What you should do – Word for word, restate every line of the listing that follows.
· · ·
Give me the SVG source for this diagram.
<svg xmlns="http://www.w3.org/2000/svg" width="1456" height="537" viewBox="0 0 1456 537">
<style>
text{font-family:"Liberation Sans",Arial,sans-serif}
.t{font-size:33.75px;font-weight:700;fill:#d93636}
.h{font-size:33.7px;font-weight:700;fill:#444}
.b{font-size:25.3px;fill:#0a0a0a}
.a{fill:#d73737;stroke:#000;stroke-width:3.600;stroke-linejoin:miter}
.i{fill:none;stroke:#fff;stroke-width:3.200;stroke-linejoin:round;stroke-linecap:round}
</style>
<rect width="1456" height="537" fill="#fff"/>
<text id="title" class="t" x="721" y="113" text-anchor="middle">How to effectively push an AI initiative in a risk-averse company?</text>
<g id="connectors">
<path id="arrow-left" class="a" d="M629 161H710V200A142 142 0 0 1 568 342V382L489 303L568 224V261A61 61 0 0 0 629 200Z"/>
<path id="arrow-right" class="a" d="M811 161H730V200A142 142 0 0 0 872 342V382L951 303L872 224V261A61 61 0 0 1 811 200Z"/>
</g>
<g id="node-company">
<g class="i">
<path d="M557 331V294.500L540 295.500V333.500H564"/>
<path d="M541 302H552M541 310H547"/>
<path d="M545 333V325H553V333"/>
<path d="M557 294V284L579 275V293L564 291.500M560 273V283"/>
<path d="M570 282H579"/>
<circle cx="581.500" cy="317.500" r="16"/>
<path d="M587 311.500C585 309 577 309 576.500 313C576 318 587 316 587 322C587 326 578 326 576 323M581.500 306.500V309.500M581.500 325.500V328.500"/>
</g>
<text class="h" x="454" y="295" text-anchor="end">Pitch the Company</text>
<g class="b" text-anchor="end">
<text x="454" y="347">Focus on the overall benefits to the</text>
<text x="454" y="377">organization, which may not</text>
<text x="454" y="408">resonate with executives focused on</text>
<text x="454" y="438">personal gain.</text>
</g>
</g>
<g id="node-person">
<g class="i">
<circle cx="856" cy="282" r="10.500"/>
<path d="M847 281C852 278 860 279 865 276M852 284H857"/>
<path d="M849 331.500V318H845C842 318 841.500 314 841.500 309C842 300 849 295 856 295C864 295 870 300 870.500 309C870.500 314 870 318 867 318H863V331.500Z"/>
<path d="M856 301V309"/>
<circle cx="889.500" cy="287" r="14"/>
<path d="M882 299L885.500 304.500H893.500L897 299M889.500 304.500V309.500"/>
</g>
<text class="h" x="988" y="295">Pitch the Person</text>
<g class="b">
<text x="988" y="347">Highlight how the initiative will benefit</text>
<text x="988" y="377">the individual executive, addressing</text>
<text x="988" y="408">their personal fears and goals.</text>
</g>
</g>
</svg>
· · ·
Answer for this exercise –
Give me the SVG source for this diagram.
<svg xmlns="http://www.w3.org/2000/svg" width="1456" height="537" viewBox="0 0 1456 537">
<style>
text{font-family:"Liberation Sans",Arial,sans-serif}
.t{font-size:33.75px;font-weight:700;fill:#d93636}
.h{font-size:33.7px;font-weight:700;fill:#444}
.b{font-size:25.3px;fill:#0a0a0a}
.a{fill:#d73737;stroke:#000;stroke-width:3.600;stroke-linejoin:miter}
.i{fill:none;stroke:#fff;stroke-width:3.200;stroke-linejoin:round;stroke-linecap:round}
</style>
<rect width="1456" height="537" fill="#fff"/>
<text id="title" class="t" x="721" y="113" text-anchor="middle">How to effectively push an AI initiative in a risk-averse company?</text>
<g id="connectors">
<path id="arrow-left" class="a" d="M629 161H710V200A142 142 0 0 1 568 342V382L489 303L568 224V261A61 61 0 0 0 629 200Z"/>
<path id="arrow-right" class="a" d="M811 161H730V200A142 142 0 0 0 872 342V382L951 303L872 224V261A61 61 0 0 1 811 200Z"/>
</g>
<g id="node-company">
<g class="i">
<path d="M557 331V294.500L540 295.500V333.500H564"/>
<path d="M541 302H552M541 310H547"/>
<path d="M545 333V325H553V333"/>
<path d="M557 294V284L579 275V293L564 291.500M560 273V283"/>
<path d="M570 282H579"/>
<circle cx="581.500" cy="317.500" r="16"/>
<path d="M587 311.500C585 309 577 309 576.500 313C576 318 587 316 587 322C587 326 578 326 576 323M581.500 306.500V309.500M581.500 325.500V328.500"/>
</g>
<text class="h" x="454" y="295" text-anchor="end">Pitch the Company</text>
<g class="b" text-anchor="end">
<text x="454" y="347">Focus on the overall benefits to the</text>
<text x="454" y="377">organization, which may not</text>
<text x="454" y="408">resonate with executives focused on</text>
<text x="454" y="438">personal gain.</text>
</g>
</g>
<g id="node-person">
<g class="i">
<circle cx="856" cy="282" r="10.500"/>
<path d="M847 281C852 278 860 279 865 276M852 284H857"/>
<path d="M849 331.500V318H845C842 318 841.500 314 841.500 309C842 300 849 295 856 295C864 295 870 300 870.500 309C870.500 314 870 318 867 318H863V331.500Z"/>
<path d="M856 301V309"/>
<circle cx="889.500" cy="287" r="14"/>
<path d="M882 299L885.500 304.500H893.500L897 299M889.500 304.500V309.500"/>
</g>
<text class="h" x="988" y="295">Pitch the Person</text>
<g class="b">
<text x="988" y="347">Highlight how the initiative will benefit</text>
<text x="988" y="377">the individual executive, addressing</text>
<text x="988" y="408">their personal fears and goals.</text>
</g>
</g>
</svg>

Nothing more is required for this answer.